В тринадцать лет Агасси приняли в интернат при теннисной академии Ника Боллетьери во Флориде. «Это больше походило на тюрьму, чем на академию тенниса, – рассказывает Агасси, – была старая заброшенная ферма по выращиванию томатов, а корты тянулись в одну линию, уходя вдаль. В школе мы проводили только четыре часа в день. В остальное время играли в теннис».
Повстречаться с живым Агасси – значит прикоснуться к противоречиям в одной из самых уникальных спортивных биографий. Он ненавидел теннис, но и любил его. Он ругает свое воспитание, но признает, что оно заложило основы всего, чего он добился в жизни. Он обижался на своего отца, но постепенно пришел к пониманию, что, несмотря на всю доставленную ему отцом боль, совершенные ошибки и ругательства в его адрес на матчах, этот сложный человек, который в свои восемьдесят четыре года по-прежнему бранит все на свете, действовал, руководствуясь любовью.
«Он исключительный и очень сложный человек, – говорит Агасси. – Всю свою жизнь я пытался понять его. Его мать была армянкой с примесью русской крови, которая приехала в Тегеран после геноцида армян турками в 1915 году. Отец вырос в Тегеране в христианской общине и пережил ужасные испытания. Они были очень бедны. Думаю, тяжелая жизнь научила его драться. Он занялся боксом, дважды выигрывал приз «Золотая перчатка» и выступал в сборной команде Ирана на двух Олимпийских играх.
«Когда он приехал в Америку, у него было одно стремление: “Я потрачу свою жизнь на то, чтобы создать детям базис для обретения одного, чего у них никогда не было, – денег”. Он выдвинул нам условие: мы должны были оставить все наше культурное наследие позади. Его позиция была однозначной: “Мы – американцы. Мы проживем жизнь американской мечты”. Он не хотел, чтобы мы учили персидский язык[43]. Мы изменили фамилию с Агассян на Агасси. Мы не хотели, чтобы кто-то думал, что мы мусульмане».
Стремление родителей к обеспечению благополучия семьи, к оставлению прошлого мира позади находило отклик в сердце Агасси, как и в сердцах многих представителей второго поколения иммигрантов. В его памяти сохранится образ измученного отца, который считал, что все вокруг настроены против него, и стремился обеспечить своим детям любую возможность для успеха. И все же то, что вынес Агасси, покажется чрезмерным даже на взгляд иммигранта. Его заставляли, уговаривали, принуждали и подгоняли каждый день и каждый час.

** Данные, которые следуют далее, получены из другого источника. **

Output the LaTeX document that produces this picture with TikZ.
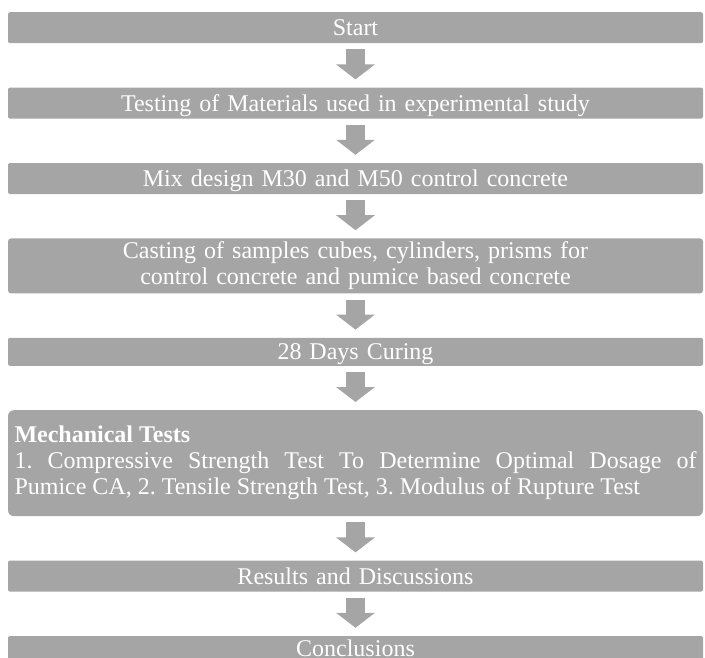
\documentclass[tikz,border=0pt]{standalone}
\usepackage{fontspec}
\setmainfont{Liberation Serif}
\usepackage{tikz}
\definecolor{stepgray}{RGB}{165,165,165}
\usetikzlibrary{arrows.meta,positioning}
\frenchspacing

\begin{document}
\begin{tikzpicture}[
    x=1pt, y=1pt,
    node distance=44pt,
    box/.style={rectangle, rounded corners=2pt, minimum width=695pt, minimum height=31pt, text width=679pt, align=center, inner xsep=8pt, inner ysep=2pt, fill=stepgray, text=white, font=\fontsize{24}{26}\selectfont},
    onebox/.style={box, text depth=0pt},
    arrow/.style={-{Triangle[width=38pt,length=15pt]}, line width=19pt, draw=stepgray, shorten <=6pt, shorten >=8pt}
]
\useasboundingbox (0,0) rectangle (705,-657);

% Preparation
\node[onebox, anchor=north] (start) at (355.5,-12) {Start};
\node[onebox, below=of start] (testing) {Testing of Materials used in experimental study};
\node[onebox, below=of testing] (mix) {Mix design M30 and M50 control concrete};
\node[box, rounded corners=3pt, minimum height=55pt, below=of mix] (casting) {Casting of samples cubes, cylinders, prisms for\\control concrete and pumice based concrete};
\node[onebox, minimum height=28pt, below=of casting] (curing) {28 Days Curing};

% Testing stage
\node[box, rounded corners=6pt, minimum height=106pt, align=justify, text width=682pt, inner xsep=6.5pt, below=of curing] (mech) {\textbf{Mechanical Tests}\\1. Compressive Strength Test To Determine Optimal Dosage of\linebreak Pumice CA, 2. Tensile Strength Test, 3. Modulus of Rupture Test};

% Outcome
\node[onebox, below=of mech] (results) {Results and Discussions};
\node[onebox, minimum height=24pt, below=of results] (concl) {Conclusions};

% Arrows
\draw[arrow] (start) -- (testing);
\draw[arrow] (testing) -- (mix);
\draw[arrow] (mix) -- (casting);
\draw[arrow] (casting) -- (curing);
\draw[arrow] (curing) -- (mech);
\draw[arrow] (mech) -- (results);
\draw[arrow] (results) -- (concl);

\end{tikzpicture}
\end{document}
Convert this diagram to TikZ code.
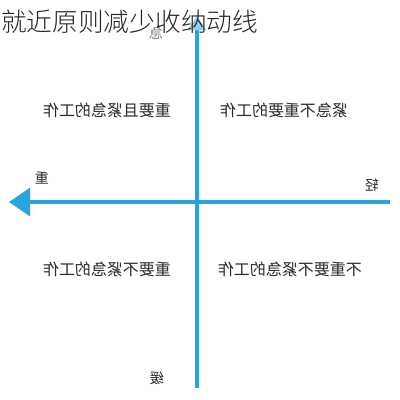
\documentclass[tikz,border=0pt]{standalone}
\usepackage{fontspec}
\newfontfamily\cjk{Noto Sans CJK SC}
\newfontfamily\cjkleve{Noto Sans CJK SC}[UprightFont={* Light}]
\usetikzlibrary{arrows.meta}
\definecolor{eixo}{HTML}{26A6DE}
\definecolor{ponta}{HTML}{8FD0EE}
\definecolor{texto}{HTML}{2B2B2B}
\newcommand{\espelho}[1]{\scalebox{-1}[1]{#1}}

\begin{document}
\begin{tikzpicture}[x=1pt,y=-1pt,
  quadrante/.style={text=texto,font=\cjk\fontsize{16}{16}\selectfont,inner sep=0pt},
  rotulo/.style={text=texto,font=\cjk\fontsize{14}{14}\selectfont,inner sep=0pt}]

% Fundo e margens
\fill[white] (0,0) rectangle (400,400);
\useasboundingbox (0,0) rectangle (400,400);

% Extremos dos eixos
\coordinate (direita) at (390,202);
\coordinate (esquerda) at (9,202);
\coordinate (baixo) at (197,388);
\coordinate (cima) at (197,16);

% Eixo horizontal (importancia)
\draw[eixo,line width=3.2,-{Triangle[length=21,width=28]}] (direita) -- (esquerda);

% Eixo vertical (urgencia)
\draw[eixo,line width=3.2,-{Triangle[length=14,width=18,fill=ponta,color=ponta]}] (baixo) -- (cima);

% Rotulos dos eixos
\node[rotulo] (pesado) at (42,178) {\espelho{重}};
\node[rotulo] (leve) at (372,185) {\espelho{轻}};
\node[rotulo,text=gray] (urgente) at (156,33) {\espelho{急}};
\node[rotulo] (lento) at (157,378) {\espelho{缓}};

% Quadrantes
\node[quadrante] (q1) at (107,110) {\espelho{重要且紧急的工作}};
\node[quadrante] (q2) at (284,110) {\espelho{紧急不重要的工作}};
\node[quadrante] (q3) at (107,269) {\espelho{重要不紧急的工作}};
\node[quadrante] (q4) at (290,269) {\espelho{不重要不紧急的工作}};

% Titulo
\node[anchor=west,inner sep=0pt,text=black!85,font=\cjkleve\fontsize{25.7}{26}\selectfont] (titulo) at (1,22) {就近原则减少收纳动线};

\end{tikzpicture}
\end{document}
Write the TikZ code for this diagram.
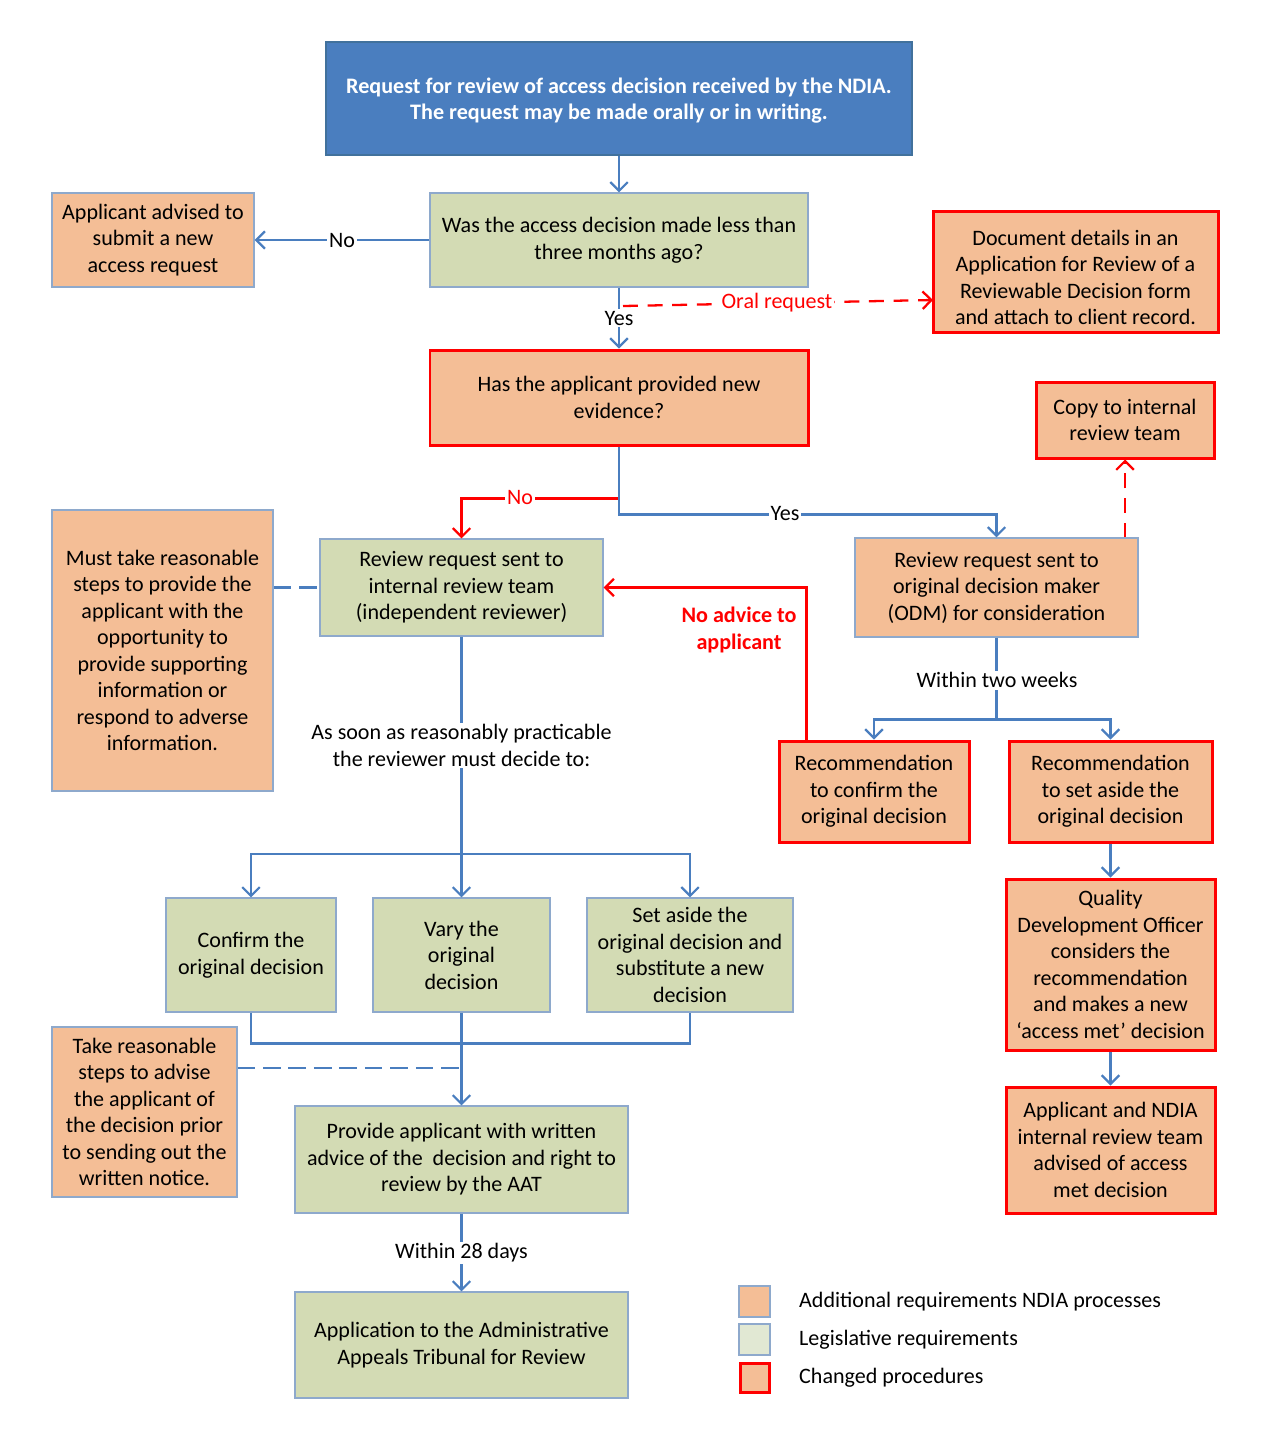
\documentclass[tikz,border=0pt]{standalone}
\usepackage{fontspec}
\setmainfont{Carlito}
\usetikzlibrary{arrows.meta}
\definecolor{hblue}{HTML}{4A7EBF}
\definecolor{hborder}{HTML}{41719C}
\definecolor{lblue}{HTML}{4A7EBF}
\definecolor{gfill}{HTML}{D3DBB4}
\definecolor{ofill}{HTML}{F4BE96}
\definecolor{bborder}{HTML}{8EA9CC}
\definecolor{legg}{HTML}{E1E8D3}
\definecolor{rred}{HTML}{FF0000}
\begin{document}
\begin{tikzpicture}[x=0.02cm,y=-0.02cm,
  font=\fontsize{12.55}{15.1}\selectfont,
  bx/.style 2 args={minimum width=#1*0.02cm, minimum height=#2*0.02cm, inner sep=0pt, align=center},
  hdr/.style={fill=hblue, draw=hborder, line width=0.6pt, text=white, font=\fontsize{12.6}{15.1}\selectfont\bfseries},
  grn/.style={fill=gfill, draw=bborder, line width=0.6pt},
  org/.style={fill=ofill, draw=bborder, line width=0.6pt},
  chg/.style={fill=ofill, draw=rred, line width=1.7pt},
  arr/.style={-{Straight Barb[length=5pt,width=10pt]}},
  bl/.style={draw=lblue, line width=1.3pt},
  rd/.style={draw=rred, line width=1.3pt},
  bdash/.style={draw=lblue, line width=1.3pt, dash pattern=on 10pt off 4.5pt},
  rdash/.style={draw=rred, line width=1.3pt, dash pattern=on 8.5pt off 5.5pt},
  lbl/.style={fill=white, inner sep=1pt},
  rlbl/.style={fill=white, inner sep=1pt, text=rred}
]
\useasboundingbox (0,0) rectangle (1273,1441);

% boxes
\node[hdr, bx={586}{113}] (head) at (619,98.5) {};
\node[align=center, inner sep=0pt, text=white, font=\fontsize{12.6}{15.1}\selectfont\bfseries] (headt) at (619,100.5) {Request for review of access decision received by the NDIA.\\The request may be made orally or in writing.};
\node[grn, bx={378}{94}] (q1) at (619,240) {Was the access decision made less than\\three months ago?};
\node[org, bx={202}{94}] (adv) at (153,240) {Applicant advised to\\submit a new\\access request};
\node[chg, bx={285}{121}] (doc) at (1075.5,271.5) {};
\node[align=center, inner sep=0pt] (doct) at (1075.5,277.5) {Document details in an\\Application for Review of a\\Reviewable Decision form\\and attach to client record.};
\node[chg, bx={378}{95}] (has) at (619,397.5) {Has the applicant provided new\\evidence?};
\node[chg, bx={178}{76}] (copy) at (1125,420) {Copy to internal\\review team};
\node[grn, bx={283}{97}] (rint) at (461.5,587.5) {Review request sent to\\internal review team\\(independent reviewer)};
\node[org, bx={221}{281}] (must) at (162.5,650.5) {Must take reasonable\\steps to provide the\\applicant with the\\opportunity to\\provide supporting\\information or\\respond to adverse\\information.};
\node[org, bx={283}{99}] (odm) at (996.5,587.5) {Review request sent to\\original decision maker\\(ODM) for consideration};
\node[chg, bx={190}{101}] (recc) at (874,791.5) {Recommendation\\to confirm the\\original decision};
\node[chg, bx={203}{101}] (recs) at (1110.5,791.5) {Recommendation\\to set aside the\\original decision};
\node[chg, bx={209}{171}] (qdo) at (1110.5,964.5) {Quality\\Development Officer\\considers the\\recommendation\\and makes a new\\‘access met’ decision};
\node[chg, bx={209}{126}] (appn) at (1110.5,1150) {Applicant and NDIA\\internal review team\\advised of access\\met decision};
\node[grn, bx={170}{114}] (conf) at (251,955) {Confirm the\\original decision};
\node[grn, bx={177}{114}] (vary) at (461.5,955) {Vary the\\original\\decision};
\node[grn, bx={206}{114}] (seta) at (690,955) {Set aside the\\original decision and\\substitute a new\\decision};
\node[org, bx={185}{170}] (take) at (144.5,1112) {Take reasonable\\steps to advise\\the applicant of\\the decision prior\\to sending out the\\written notice.};
\node[grn, bx={333}{107}] (prov) at (461.5,1159.5) {Provide applicant with written\\advice of the\ \ decision and right to\\review by the AAT};
\node[grn, bx={333}{106}] (aat) at (461.5,1345) {Application to the Administrative\\Appeals Tribunal for Review};

% legend
\node[org, bx={31}{31}] (lg1) at (754.5,1301.5) {};
\node[fill=legg, draw=bborder, line width=0.6pt, bx={31}{31}] (lg2) at (754.5,1339.5) {};
\node[chg, bx={29}{29}] (lg3) at (754.5,1377.5) {};
\node[anchor=west] (lt1) at (793,1302) {Additional requirements NDIA processes};
\node[anchor=west] (lt2) at (793,1339.5) {Legislative requirements};
\node[anchor=west] (lt3) at (793,1377.5) {Changed procedures};

% connectors
\draw[bl,arr] (head.south) -- (q1.north);
\draw[bl,arr] (q1.west) -- node[lbl]{No} (adv.east);
\draw[bl,arr] (q1.south) -- (has.north);
\node[lbl] (yes1) at (619,318) {Yes};

\coordinate (oralS) at (623,306);
\coordinate (oralE) at (933,300);
\draw[rdash,arr] (oralS) -- (oralE);
\node[rlbl] (oral) at (777,302.5) {Oral request};

\draw[rd,arr] (has.south) -- ++(0,52) -| (rint.north);
\node[rlbl] (no2) at (520,497.5) {No};
\draw[bl,arr] (has.south) -- ++(0,68) -| (odm.north);
\node[lbl] (yes2) at (785,513) {Yes};

\draw[rdash,arr] (copy.south |- odm.north) -- (copy.south);
\draw[bdash] (must.east |- rint.west) -- (rint.west);

\draw[rd,arr] (recc.north west) ++(29,0) |- (rint.east);
\node[text=rred, align=center, font=\fontsize{12.6}{15.1}\selectfont\bfseries] (noadv) at (739,630) {No advice to\\applicant};

\draw[bl] (odm.south) -- ++(0,82) coordinate (odmj);
\draw[bl,arr] (odmj) -| (recc.north);
\draw[bl,arr] (odmj) -| (recs.north);
\node[lbl] (w2) at (997,680) {Within two weeks};

\draw[bl,arr] (recs.south) -- (qdo.north);
\draw[bl,arr] (qdo.south) -- (appn.north);

\draw[bl] (rint.south) -- (461.5,854) coordinate (rj);
\node[lbl, align=center] (asap) at (461.5,745.5) {As soon as reasonably practicable\\the reviewer must decide to:};
\draw[bl,arr] (rj) -| (conf.north);
\draw[bl,arr] (rj) -| (seta.north);
\draw[bl,arr] (rj) -- (vary.north);

\draw[bl] (conf.south) -- ++(0,31) -| (seta.south);
\draw[bl,arr] (vary.south) -- (prov.north);
\coordinate (tk) at (461.5,1068);
\draw[bdash] (take.east |- tk) -- (tk);

\draw[bl,arr] (prov.south) -- (aat.north);
\node[lbl] (w28) at (461.5,1253) {Within 28 days};
\end{tikzpicture}
\end{document}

«Ирония состоит в том, что я пережил это довольно легко, – говорит Агасси. – Вот две мои старшие сестры и брат в полной мере испытали на себе всю тяжесть отцовских амбиций. Я-то был еще ребенком. Благодаря Господнему Провидению у моего отца хватило здравого смысла спасти меня от себя. Ведь это он решил послать меня в тринадцать лет в теннисную академию. Наши отношения с отцом были на грани разрыва. Он просто не мог остановиться и все заставлял меня, заставлял и заставлял».